RECORDS SHOWN =>
-- -- --

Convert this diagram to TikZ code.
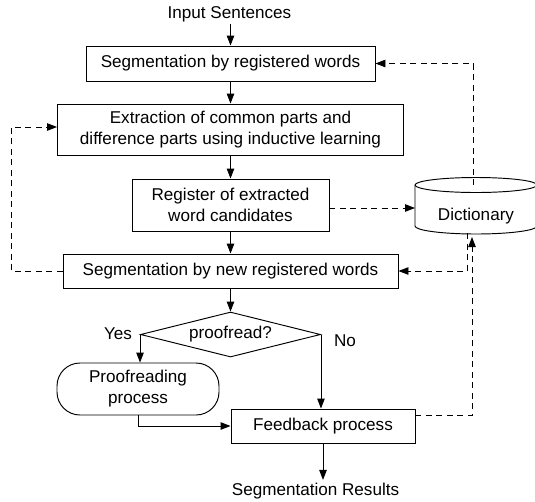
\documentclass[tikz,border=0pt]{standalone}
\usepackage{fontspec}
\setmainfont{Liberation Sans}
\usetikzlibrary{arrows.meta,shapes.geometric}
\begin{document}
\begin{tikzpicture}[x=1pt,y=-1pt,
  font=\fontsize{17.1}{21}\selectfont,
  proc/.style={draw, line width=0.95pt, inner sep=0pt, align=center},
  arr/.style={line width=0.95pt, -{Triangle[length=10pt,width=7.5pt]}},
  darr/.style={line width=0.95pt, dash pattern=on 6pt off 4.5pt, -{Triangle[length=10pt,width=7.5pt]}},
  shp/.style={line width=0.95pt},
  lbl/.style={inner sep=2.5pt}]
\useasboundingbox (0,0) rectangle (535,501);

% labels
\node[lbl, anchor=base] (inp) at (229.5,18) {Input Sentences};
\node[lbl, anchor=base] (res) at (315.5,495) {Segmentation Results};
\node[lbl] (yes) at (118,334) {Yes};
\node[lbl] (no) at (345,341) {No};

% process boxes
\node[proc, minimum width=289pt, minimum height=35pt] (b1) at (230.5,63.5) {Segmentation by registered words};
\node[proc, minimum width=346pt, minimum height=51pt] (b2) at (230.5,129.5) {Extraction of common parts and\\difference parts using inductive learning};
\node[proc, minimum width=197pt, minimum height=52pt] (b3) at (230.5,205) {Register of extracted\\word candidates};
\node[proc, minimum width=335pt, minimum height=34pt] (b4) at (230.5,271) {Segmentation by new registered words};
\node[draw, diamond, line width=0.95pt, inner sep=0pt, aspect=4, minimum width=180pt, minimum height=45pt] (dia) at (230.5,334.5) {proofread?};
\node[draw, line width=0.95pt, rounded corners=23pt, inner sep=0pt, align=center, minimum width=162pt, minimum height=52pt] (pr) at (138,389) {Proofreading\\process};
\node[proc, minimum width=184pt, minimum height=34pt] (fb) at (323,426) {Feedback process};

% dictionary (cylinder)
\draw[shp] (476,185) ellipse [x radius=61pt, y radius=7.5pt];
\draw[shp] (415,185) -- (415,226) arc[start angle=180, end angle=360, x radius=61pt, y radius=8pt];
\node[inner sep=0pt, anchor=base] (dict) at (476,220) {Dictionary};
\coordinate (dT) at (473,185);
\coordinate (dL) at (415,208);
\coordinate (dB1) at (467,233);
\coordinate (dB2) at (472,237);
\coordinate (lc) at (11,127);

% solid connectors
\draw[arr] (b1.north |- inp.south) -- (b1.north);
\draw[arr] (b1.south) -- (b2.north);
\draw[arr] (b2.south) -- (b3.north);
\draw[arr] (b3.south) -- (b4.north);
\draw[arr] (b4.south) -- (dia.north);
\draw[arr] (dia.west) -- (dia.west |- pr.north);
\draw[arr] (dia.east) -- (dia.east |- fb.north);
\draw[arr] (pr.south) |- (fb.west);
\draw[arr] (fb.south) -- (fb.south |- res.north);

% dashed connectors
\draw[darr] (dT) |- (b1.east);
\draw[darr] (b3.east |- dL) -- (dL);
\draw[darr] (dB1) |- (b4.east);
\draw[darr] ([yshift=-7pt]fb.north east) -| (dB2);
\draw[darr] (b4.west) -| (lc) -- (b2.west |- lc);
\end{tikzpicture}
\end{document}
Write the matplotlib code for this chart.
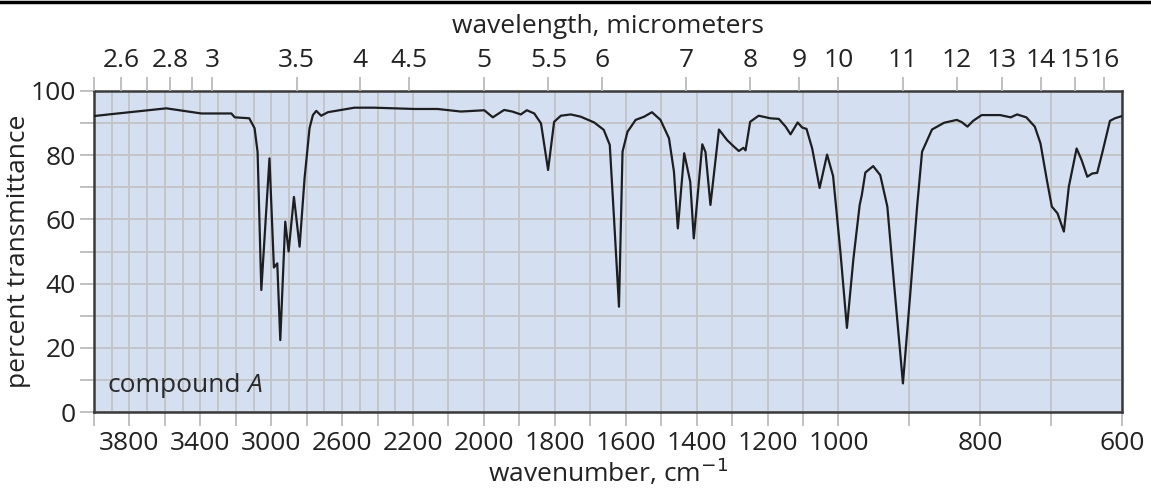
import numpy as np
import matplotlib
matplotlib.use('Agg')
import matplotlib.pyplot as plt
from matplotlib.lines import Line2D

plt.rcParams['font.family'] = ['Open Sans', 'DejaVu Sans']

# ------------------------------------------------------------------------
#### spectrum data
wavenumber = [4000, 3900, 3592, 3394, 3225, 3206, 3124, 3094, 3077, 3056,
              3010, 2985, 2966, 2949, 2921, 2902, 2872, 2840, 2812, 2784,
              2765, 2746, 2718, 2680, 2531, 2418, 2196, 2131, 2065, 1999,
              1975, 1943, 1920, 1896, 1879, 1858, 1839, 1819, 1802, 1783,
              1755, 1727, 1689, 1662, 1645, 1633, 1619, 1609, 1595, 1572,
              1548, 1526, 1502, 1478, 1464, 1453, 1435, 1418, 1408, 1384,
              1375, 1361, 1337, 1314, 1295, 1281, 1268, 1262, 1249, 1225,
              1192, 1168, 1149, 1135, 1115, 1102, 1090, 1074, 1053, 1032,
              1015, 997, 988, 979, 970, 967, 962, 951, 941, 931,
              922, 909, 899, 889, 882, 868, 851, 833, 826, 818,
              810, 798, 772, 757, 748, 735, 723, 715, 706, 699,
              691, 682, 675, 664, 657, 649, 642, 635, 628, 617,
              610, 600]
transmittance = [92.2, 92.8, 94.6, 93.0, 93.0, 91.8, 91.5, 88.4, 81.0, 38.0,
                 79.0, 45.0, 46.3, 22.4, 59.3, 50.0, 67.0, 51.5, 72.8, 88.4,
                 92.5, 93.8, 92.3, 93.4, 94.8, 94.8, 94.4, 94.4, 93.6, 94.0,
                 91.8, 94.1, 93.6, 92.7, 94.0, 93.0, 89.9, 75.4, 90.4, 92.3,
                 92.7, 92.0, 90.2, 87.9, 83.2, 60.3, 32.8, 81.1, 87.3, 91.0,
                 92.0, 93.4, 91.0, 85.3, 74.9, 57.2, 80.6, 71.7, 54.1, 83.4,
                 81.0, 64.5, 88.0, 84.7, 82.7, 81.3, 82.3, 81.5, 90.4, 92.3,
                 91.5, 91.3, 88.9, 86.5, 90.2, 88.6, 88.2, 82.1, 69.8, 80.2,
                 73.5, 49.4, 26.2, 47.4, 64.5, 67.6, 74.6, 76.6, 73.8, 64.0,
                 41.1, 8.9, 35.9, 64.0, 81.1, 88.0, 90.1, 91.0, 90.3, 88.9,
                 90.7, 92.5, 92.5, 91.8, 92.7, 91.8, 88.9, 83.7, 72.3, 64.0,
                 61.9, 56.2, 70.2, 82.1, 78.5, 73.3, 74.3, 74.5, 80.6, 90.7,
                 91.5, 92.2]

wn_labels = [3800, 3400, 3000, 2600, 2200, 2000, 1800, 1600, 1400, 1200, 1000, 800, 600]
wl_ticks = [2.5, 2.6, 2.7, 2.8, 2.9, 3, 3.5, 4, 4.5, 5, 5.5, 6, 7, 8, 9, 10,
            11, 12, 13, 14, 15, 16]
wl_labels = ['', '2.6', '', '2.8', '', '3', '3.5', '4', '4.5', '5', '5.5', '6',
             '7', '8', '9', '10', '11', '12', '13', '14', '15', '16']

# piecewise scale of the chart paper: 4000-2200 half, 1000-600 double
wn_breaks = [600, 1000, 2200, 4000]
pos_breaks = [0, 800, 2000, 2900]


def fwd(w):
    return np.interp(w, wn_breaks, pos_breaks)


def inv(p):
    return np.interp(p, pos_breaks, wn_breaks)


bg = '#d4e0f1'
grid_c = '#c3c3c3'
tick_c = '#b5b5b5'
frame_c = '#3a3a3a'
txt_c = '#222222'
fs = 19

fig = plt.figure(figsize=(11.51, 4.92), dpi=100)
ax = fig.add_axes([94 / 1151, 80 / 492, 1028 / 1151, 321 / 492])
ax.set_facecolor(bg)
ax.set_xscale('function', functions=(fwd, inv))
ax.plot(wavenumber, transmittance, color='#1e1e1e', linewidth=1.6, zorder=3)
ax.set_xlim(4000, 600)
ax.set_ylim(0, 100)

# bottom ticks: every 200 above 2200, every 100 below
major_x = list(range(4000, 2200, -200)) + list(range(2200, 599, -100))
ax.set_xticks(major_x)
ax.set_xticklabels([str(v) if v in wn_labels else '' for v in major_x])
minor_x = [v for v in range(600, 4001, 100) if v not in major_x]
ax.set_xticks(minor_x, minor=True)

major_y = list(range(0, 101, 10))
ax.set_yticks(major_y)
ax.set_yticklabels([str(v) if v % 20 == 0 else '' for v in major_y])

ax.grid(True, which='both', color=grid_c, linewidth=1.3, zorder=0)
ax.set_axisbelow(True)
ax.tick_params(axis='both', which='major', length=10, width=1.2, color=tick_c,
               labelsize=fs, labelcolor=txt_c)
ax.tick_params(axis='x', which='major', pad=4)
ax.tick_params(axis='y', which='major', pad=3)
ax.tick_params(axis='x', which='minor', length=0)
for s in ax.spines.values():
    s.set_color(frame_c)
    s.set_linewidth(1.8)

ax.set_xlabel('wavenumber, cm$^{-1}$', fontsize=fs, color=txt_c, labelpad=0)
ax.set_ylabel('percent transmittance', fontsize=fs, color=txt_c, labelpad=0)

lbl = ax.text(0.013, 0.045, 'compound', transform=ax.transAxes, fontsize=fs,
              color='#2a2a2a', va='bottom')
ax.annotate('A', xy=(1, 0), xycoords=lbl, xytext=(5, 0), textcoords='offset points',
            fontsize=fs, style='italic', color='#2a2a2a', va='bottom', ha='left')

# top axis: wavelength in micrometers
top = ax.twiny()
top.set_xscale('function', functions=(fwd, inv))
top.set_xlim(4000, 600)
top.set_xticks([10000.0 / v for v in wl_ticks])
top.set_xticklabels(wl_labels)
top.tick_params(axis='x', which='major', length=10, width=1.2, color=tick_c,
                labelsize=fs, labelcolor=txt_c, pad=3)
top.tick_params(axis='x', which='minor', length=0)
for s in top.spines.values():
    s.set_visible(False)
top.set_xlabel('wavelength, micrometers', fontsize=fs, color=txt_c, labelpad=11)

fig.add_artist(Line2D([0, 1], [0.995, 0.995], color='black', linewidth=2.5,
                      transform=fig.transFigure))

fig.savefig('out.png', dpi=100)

-- -- --

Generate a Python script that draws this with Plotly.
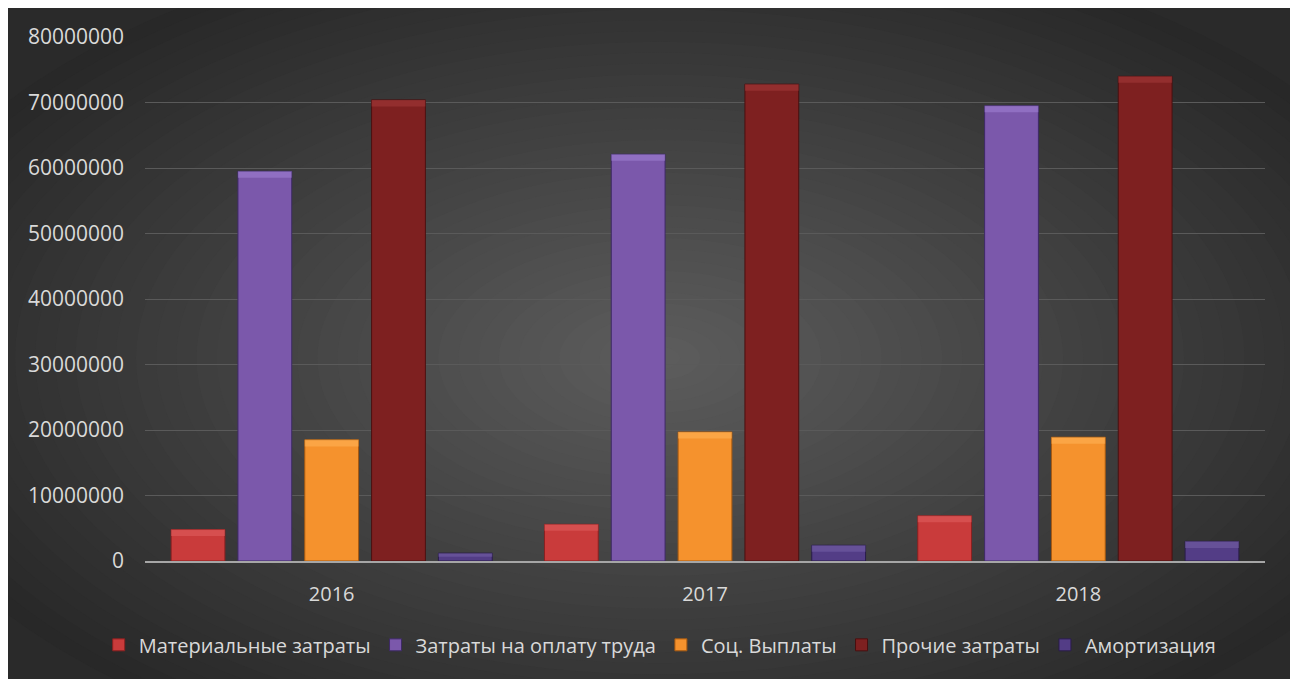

-- -- --

TASK GOAL =>
Collect every line with the string "this" from the records, and copy each.

COMPLETE OUTPUT =>
Convert this diagram to TikZ code.
Write the matplotlib code for this chart.
Generate a Python script that draws this with Plotly.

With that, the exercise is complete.